Have you ever had a problem that you kept throwing money at?
Last year, not long after moving, our family desiccated into mummies.
Not really, but my son and I especially were dealing with some serious dry skin.
First, I went the Target route. I would go through the lotion aisles looking for big promises. Every few weeks, I would throw a new kind of moisturizer in my cart, thinking that if I just hit on the right one, our dry skin issues would be solved.
But when we didn’t see significant change, I decided a group field trip to the dermatologist was in order. (When you homeschool, everything becomes a group field trip, doesn’t it?)
Trying another approach
After a short consultation with the dermatologist, we left with some free samples of stuff we were already getting at Target.
“It might just be the weather,” she said, as we slowly turned to dust.
I started to wonder if this was just how things were, and then I went to get my hair cut.
“Your hair is really dry,” my stylist said.
“Yes!” I exclaimed. Finally someone was acknowledging the seriousness of this mostly cosmetic issue 😉
“Is there a new conditioner I should try?” I asked. “Maybe a fancy hair mask?”

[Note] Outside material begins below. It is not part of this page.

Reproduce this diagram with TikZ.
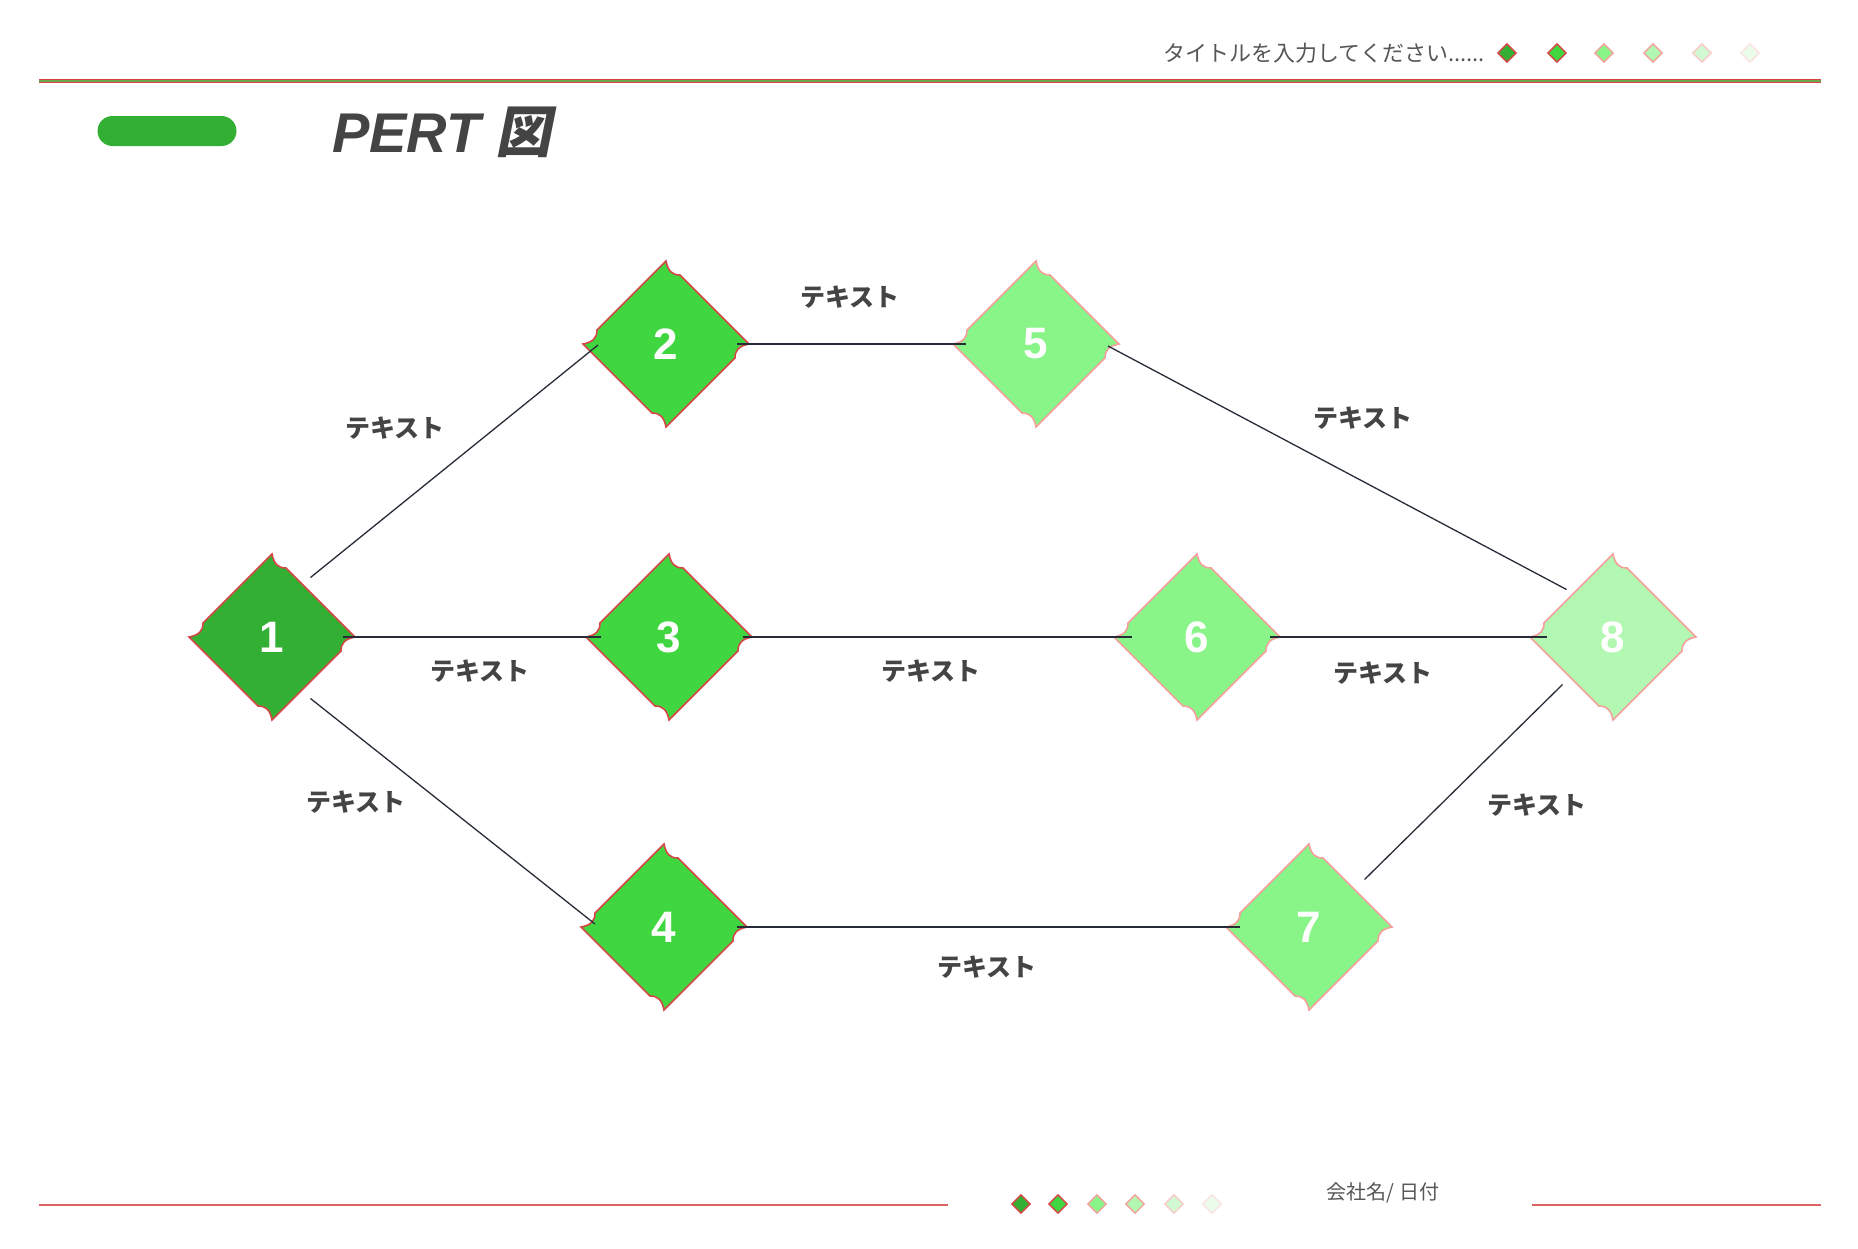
\documentclass[tikz,border=0pt]{standalone}
\usepackage{fontspec}
\usepackage{xcolor}
\usepackage{tikz}
\usetikzlibrary{shapes.geometric,calc}
\setmainfont{Liberation Sans}
\newfontfamily\jp{Noto Sans CJK JP}
\newfontfamily\jpslant[FakeSlant=0.2]{Noto Sans CJK JP}
\definecolor{gdark}{RGB}{51,176,51}
\definecolor{gmid}{RGB}{64,214,64}
\definecolor{glight}{RGB}{137,245,137}
\definecolor{gpale}{RGB}{178,248,178}
\definecolor{gfaint}{RGB}{210,250,210}
\definecolor{gghost}{RGB}{234,252,234}
\definecolor{rimred}{RGB}{215,70,70}
\definecolor{rimpink}{RGB}{245,160,155}
\definecolor{rimsoft}{RGB}{250,200,200}
\definecolor{rimghost}{RGB}{252,226,226}
\definecolor{inkgray}{RGB}{68,68,68}
\definecolor{wire}{RGB}{38,44,56}
\definecolor{rulegreen}{RGB}{110,165,80}
% notched diamond behind an event node: number, centre, fill, rim
\newcommand{\pertevent}[4]{%
  \filldraw[fill=#3,draw=#4,line width=0.8pt,shift={(#2)}]
    (0,-83) .. controls (2,-73) and (6,-69) .. (14,-69) -- (83,0)
    .. controls (73,2) and (69,6) .. (69,14) -- (0,83)
    .. controls (-2,73) and (-6,69) .. (-14,69) -- (-83,0)
    .. controls (-73,-2) and (-69,-6) .. (-69,-14) -- cycle;
  \node[event] (e#1) at (#2) {#1};}

\begin{document}
\begin{tikzpicture}[x=0.5pt,y=-0.5pt,
    event/.style={shape=diamond,minimum size=83pt,inner sep=0pt,outer sep=0pt,
                  text=white,font=\bfseries\fontsize{22}{25}\selectfont},
    tag/.style={text=inkgray,font=\jp\bfseries\fontsize{12.5}{14}\selectfont},
    wirepath/.style={wire,line width=0.65pt},
    mini/.style={shape=diamond,minimum size=9.5pt,inner sep=0pt,line width=0.7pt}]
    \useasboundingbox[fill=white] (0,0) rectangle (1858,1248);

    % header
    \draw[rimred,line width=2.2pt] (39,81) -- (1821,81);
    \draw[rulegreen,line width=1.1pt] (39,81) -- (1821,81);
    \node[text=inkgray!90,font=\jp\fontsize{11}{13}\selectfont,anchor=east]
      (doctitle) at (1492,53) {タイトルを入力してください......};
    \node[mini,fill=gdark,draw=rimred]    (h1) at (1507,53) {};
    \node[mini,fill=gmid,draw=rimred]     (h2) at (1557,53) {};
    \node[mini,fill=glight,draw=rimpink]  (h3) at (1604,53) {};
    \node[mini,fill=gpale,draw=rimpink]   (h4) at (1653,53) {};
    \node[mini,fill=gfaint,draw=rimsoft]  (h5) at (1702,53) {};
    \node[mini,fill=gghost,draw=rimghost] (h6) at (1750,53) {};

    \node[fill=gdark,minimum width=69.5pt,minimum height=15pt,rounded corners=7.5pt]
      (badge) at (167,131) {};
    \node[anchor=base west,text=inkgray,font=\bfseries\itshape\fontsize{28}{32}\selectfont]
      (title) at (325,152) {PERT {\jpslant\bfseries 図}};

    % events
    \pertevent{1}{272,637}{gdark}{rimred}
    \pertevent{2}{666,344}{gmid}{rimred}
    \pertevent{3}{669,637}{gmid}{rimred}
    \pertevent{4}{664,927}{gmid}{rimred}
    \pertevent{5}{1036,344}{glight}{rimpink}
    \pertevent{6}{1197,637}{glight}{rimpink}
    \pertevent{7}{1309,927}{glight}{rimpink}
    \pertevent{8}{1613,637}{gpale}{rimpink}

    % activities
    \draw[wirepath] ($(e1.north east)+(-3,-18)$) -- ($(e2.west)+(15,1)$);
    \draw[wirepath] ($(e1.east)+(-12,0)$) -- ($(e3.west)+(15,0)$);
    \draw[wirepath] ($(e1.south east)+(-3,20)$) -- ($(e4.west)+(14,-3)$);
    \draw[wirepath] ($(e2.east)+(-12,0)$) -- ($(e5.west)+(13,0)$);
    \draw[wirepath] ($(e3.east)+(-9,0)$) -- ($(e6.west)+(18,0)$);
    \draw[wirepath] ($(e4.east)+(-10,0)$) -- ($(e7.west)+(14,0)$);
    \draw[wirepath] ($(e5.east)+(-11,2)$) -- ($(e8.north west)+(-5,-6)$);
    \draw[wirepath] ($(e6.east)+(-10,0)$) -- ($(e8.west)+(17,0)$);
    \draw[wirepath] ($(e7.north east)+(14,-6)$) -- ($(e8.south west)+(-9,6)$);

    \node[tag] (t12) at (395,428) {テキスト};
    \node[tag] (t13) at (480,671) {テキスト};
    \node[tag] (t14) at (356,802) {テキスト};
    \node[tag] (t25) at (850,297) {テキスト};
    \node[tag] (t36) at (931,671) {テキスト};
    \node[tag] (t47) at (987,967) {テキスト};
    \node[tag] (t58) at (1363,418) {テキスト};
    \node[tag] (t68) at (1383,673) {テキスト};
    \node[tag] (t78) at (1537,805) {テキスト};

    % footer
    \draw[rimred!85,line width=0.6pt] (39,1205) -- (948,1205);
    \draw[rimred!85,line width=0.6pt] (1532,1205) -- (1821,1205);
    \node[mini,fill=gdark,draw=rimred]    (f1) at (1021,1204) {};
    \node[mini,fill=gmid,draw=rimred]     (f2) at (1058,1204) {};
    \node[mini,fill=glight,draw=rimpink]  (f3) at (1097,1204) {};
    \node[mini,fill=gpale,draw=rimpink]   (f4) at (1135,1204) {};
    \node[mini,fill=gfaint,draw=rimsoft]  (f5) at (1174,1204) {};
    \node[mini,fill=gghost,draw=rimghost] (f6) at (1212,1204) {};
    \node[text=inkgray!90,font=\jp\fontsize{10}{12}\selectfont]
      (company) at (1383,1193) {会社名/ 日付};
  \end{tikzpicture}
\end{document}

She didn’t hesitate in her response: “You could try all of that, but I’d just get a shower filter,” she said.
“You have to start at the root of these things – otherwise you’re just putting on Band-aids.”
So I went home and bought the shower filter she recommended on Amazon.
Within a week or two, our hard water was being filtered, and our skin and hair improved dramatically. We haven’t had a problem since.
Getting to the root
You might be wondering how my dry skin saga relates to homeschooling, but we often do this exact thing as homeschoolers.
Our child is struggling to memorize multiplication tables, so we keep buying new, expensive curriculum packages to “keep them at grade level” instead of just stopping and addressing the problem head-on.
Or maybe our kids get crabby and uncooperative during Morning Time, so we keep adding new books and switching out resources thinking finding the right book will fix it, when maybe the real solution is more protein at breakfast.
Why it’s hard to diagnose problems
The problem is, that once the school year starts, it’s hard to stop and really assess.
So instead we buy more and more Band-aids.
Or, we do what I almost did with Dry Skingate – we take our solutions too far, creating huge, expensive problems.
After realizing that our true issue was hard water, I investigated getting a water softener. Sadly, our 1926 home is not set up to add a water softener without quite a bit of plumbing work.
Still, I was tempted. If a water filter would help a little, a whole new plumbing system would help a lot, right?
But a filter was all we really needed.
More isn’t always better
We do this with homeschooling too. If a new illustrated Spanish dictionary helps, maybe a whole new program and private tutoring and speaking nothing but Spanish at home will help more … ?
So we have to be careful.
We have to stop, assess, and then reassess.
Because sometimes, the answer is time. Sometimes our kids need time, sometimes we need time, and sometimes, things just need to shake out a bit.
So, next time you confront a homeschool issue that needs attention – stop and ask yourself what is going on, beneath the first few layers.
And then maybe stop digging and give it a day or two.